Check every line below for the word "document" and copy the ones that have it.

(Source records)
------------------------

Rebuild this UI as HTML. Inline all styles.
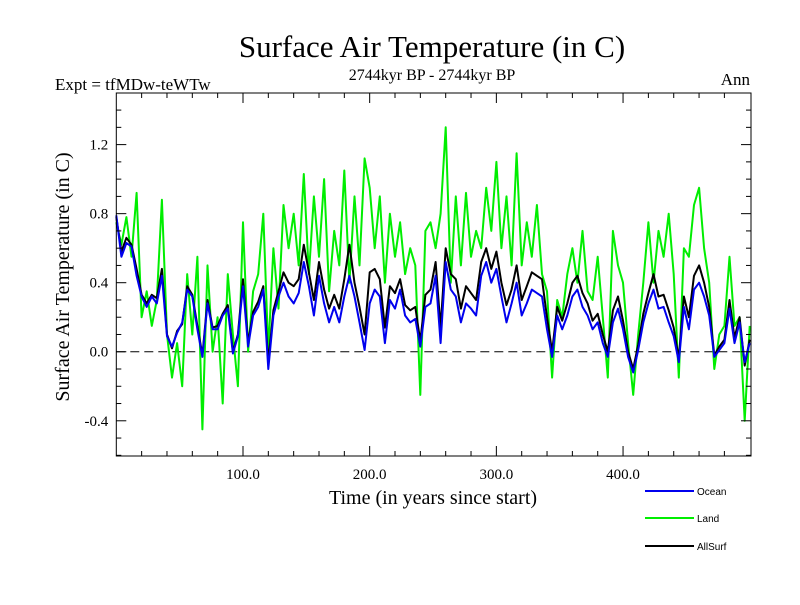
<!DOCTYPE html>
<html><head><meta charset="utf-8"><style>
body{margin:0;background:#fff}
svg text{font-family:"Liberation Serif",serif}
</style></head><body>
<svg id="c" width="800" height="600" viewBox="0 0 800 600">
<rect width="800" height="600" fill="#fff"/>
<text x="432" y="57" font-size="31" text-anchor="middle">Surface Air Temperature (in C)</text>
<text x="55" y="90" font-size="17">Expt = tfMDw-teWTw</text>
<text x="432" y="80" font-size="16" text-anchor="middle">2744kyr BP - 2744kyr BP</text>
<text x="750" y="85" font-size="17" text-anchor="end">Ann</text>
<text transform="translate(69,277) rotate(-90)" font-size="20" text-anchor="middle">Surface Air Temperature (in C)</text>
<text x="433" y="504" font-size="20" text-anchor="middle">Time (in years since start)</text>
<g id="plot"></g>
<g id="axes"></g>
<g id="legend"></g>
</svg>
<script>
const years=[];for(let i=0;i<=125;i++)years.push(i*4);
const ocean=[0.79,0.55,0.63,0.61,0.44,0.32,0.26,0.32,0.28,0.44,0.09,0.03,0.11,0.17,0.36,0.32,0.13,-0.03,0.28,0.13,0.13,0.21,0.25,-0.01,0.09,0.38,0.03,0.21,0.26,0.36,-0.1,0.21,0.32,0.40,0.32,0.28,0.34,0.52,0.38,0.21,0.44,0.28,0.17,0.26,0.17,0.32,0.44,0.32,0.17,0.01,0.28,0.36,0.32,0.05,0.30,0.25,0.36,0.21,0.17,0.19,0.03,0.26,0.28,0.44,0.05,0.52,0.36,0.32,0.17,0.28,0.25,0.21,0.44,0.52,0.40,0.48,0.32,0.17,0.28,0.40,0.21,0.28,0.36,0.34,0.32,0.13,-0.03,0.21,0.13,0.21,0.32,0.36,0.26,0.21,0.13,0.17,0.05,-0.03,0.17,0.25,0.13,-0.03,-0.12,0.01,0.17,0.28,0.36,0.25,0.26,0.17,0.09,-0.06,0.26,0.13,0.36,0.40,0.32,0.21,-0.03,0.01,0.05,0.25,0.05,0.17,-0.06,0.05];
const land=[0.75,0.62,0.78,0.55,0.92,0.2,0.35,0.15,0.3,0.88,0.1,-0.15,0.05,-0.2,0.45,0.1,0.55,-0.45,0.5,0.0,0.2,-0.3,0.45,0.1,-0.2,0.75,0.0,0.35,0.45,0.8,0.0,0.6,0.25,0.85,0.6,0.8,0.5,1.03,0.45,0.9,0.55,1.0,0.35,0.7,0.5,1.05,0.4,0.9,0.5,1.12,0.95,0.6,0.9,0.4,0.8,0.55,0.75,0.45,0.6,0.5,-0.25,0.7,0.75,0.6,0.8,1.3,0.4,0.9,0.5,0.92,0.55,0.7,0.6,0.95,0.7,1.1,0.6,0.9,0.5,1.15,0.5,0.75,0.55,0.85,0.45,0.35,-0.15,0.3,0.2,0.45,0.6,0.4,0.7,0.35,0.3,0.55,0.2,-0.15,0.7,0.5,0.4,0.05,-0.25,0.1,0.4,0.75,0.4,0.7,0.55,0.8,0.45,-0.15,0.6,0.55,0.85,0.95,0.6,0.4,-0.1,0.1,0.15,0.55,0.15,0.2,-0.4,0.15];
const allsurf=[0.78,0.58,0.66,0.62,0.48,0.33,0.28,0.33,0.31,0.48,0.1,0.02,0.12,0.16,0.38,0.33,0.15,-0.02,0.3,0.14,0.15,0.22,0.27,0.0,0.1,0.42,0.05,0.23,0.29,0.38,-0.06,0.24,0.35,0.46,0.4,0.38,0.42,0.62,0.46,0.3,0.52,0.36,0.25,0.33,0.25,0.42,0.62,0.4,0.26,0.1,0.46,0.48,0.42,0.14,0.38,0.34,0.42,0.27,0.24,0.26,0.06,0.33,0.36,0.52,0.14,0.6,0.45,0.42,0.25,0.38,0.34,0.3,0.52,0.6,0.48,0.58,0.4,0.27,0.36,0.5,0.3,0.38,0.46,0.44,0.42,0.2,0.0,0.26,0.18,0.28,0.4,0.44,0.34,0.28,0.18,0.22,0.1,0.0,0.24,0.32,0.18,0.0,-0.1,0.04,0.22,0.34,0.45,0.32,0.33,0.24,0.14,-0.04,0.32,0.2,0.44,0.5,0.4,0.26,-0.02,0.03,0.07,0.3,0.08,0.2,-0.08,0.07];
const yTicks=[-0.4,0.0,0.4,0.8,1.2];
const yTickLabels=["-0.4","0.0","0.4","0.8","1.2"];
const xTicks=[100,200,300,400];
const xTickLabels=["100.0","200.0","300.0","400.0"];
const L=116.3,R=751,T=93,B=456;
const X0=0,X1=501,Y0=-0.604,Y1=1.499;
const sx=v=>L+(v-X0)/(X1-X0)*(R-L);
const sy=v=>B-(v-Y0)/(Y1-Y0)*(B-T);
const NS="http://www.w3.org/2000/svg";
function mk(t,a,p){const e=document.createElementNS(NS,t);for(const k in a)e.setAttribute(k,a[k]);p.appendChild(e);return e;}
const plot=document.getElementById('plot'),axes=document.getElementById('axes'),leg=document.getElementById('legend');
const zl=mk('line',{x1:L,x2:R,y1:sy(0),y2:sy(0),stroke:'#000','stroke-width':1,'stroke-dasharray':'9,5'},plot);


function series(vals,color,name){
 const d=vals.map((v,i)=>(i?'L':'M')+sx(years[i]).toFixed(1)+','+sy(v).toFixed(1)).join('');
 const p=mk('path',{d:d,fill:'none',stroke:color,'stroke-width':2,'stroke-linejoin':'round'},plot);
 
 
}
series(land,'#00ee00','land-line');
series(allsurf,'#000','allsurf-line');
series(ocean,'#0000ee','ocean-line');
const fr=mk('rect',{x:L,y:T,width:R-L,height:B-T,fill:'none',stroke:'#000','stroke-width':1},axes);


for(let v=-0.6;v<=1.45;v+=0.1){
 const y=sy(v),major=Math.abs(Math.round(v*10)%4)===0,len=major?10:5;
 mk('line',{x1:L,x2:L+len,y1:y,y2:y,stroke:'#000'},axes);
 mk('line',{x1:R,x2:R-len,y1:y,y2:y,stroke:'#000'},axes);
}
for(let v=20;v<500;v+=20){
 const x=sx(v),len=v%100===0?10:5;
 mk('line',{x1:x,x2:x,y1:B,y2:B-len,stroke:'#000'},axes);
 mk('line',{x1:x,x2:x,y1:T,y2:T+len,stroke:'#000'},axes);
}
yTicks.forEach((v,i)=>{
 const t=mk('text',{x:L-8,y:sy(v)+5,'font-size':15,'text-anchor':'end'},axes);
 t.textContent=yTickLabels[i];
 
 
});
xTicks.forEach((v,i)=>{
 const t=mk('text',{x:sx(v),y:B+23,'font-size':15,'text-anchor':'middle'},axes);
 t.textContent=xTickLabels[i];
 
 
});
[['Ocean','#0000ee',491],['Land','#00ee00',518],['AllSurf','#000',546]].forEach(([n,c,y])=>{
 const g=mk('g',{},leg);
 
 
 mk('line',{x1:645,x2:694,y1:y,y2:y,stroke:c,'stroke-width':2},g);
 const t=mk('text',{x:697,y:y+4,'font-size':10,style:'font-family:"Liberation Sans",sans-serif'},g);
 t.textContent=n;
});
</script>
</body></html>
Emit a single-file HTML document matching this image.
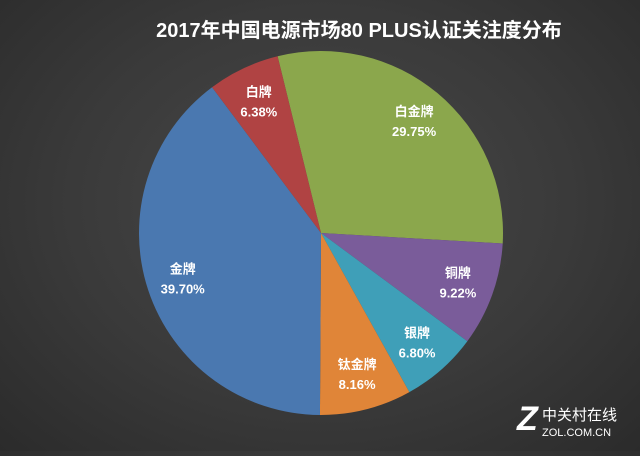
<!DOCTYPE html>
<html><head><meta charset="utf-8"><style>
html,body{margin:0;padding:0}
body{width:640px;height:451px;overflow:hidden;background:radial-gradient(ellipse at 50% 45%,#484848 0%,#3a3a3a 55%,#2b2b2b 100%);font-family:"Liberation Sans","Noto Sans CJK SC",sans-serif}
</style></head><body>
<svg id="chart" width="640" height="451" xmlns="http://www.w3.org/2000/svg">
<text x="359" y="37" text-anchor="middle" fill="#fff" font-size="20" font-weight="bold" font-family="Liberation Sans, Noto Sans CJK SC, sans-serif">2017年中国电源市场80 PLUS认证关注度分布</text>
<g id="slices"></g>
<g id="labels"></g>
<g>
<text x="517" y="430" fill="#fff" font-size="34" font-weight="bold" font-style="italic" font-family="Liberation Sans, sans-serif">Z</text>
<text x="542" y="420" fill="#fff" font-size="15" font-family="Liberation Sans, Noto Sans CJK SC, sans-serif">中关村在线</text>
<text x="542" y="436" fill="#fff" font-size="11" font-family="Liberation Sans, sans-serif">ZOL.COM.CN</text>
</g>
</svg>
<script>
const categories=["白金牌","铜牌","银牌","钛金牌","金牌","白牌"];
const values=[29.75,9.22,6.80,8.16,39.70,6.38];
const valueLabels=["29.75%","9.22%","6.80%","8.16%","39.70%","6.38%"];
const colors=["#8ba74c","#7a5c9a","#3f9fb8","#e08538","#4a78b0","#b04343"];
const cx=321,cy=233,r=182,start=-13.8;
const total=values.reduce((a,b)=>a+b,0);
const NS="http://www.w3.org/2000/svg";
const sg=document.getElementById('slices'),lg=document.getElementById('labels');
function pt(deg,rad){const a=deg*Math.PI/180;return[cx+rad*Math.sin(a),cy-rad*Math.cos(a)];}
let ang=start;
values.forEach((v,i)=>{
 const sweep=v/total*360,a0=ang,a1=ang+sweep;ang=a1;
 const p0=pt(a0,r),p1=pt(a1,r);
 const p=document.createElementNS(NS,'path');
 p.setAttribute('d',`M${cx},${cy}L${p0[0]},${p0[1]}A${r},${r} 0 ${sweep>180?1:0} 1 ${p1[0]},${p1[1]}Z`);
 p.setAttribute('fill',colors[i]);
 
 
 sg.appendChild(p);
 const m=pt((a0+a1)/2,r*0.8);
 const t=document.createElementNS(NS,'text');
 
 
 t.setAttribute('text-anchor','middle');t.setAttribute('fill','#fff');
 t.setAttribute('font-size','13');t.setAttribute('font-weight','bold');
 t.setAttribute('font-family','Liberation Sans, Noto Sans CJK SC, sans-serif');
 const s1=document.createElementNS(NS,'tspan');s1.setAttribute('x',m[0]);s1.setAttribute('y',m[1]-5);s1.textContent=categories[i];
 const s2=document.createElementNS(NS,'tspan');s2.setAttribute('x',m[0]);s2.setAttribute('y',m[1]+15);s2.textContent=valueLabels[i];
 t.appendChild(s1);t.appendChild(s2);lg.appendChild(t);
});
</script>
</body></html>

------------------------

[Expected answer]
function mk(t,a,p){const e=document.createElementNS(NS,t);for(const k in a)e.setAttribute(k,a[k]);p.appendChild(e);return e;}
const plot=document.getElementById('plot'),axes=document.getElementById('axes'),leg=document.getElementById('legend');
Emit a single-file HTML document matching this image.
const sg=document.getElementById('slices'),lg=document.getElementById('labels');
 const p=document.createElementNS(NS,'path');
 const t=document.createElementNS(NS,'text');
 const s1=document.createElementNS(NS,'tspan');s1.setAttribute('x',m[0]);s1.setAttribute('y',m[1]-5);s1.textContent=categories[i];
 const s2=document.createElementNS(NS,'tspan');s2.setAttribute('x',m[0]);s2.setAttribute('y',m[1]+15);s2.textContent=valueLabels[i];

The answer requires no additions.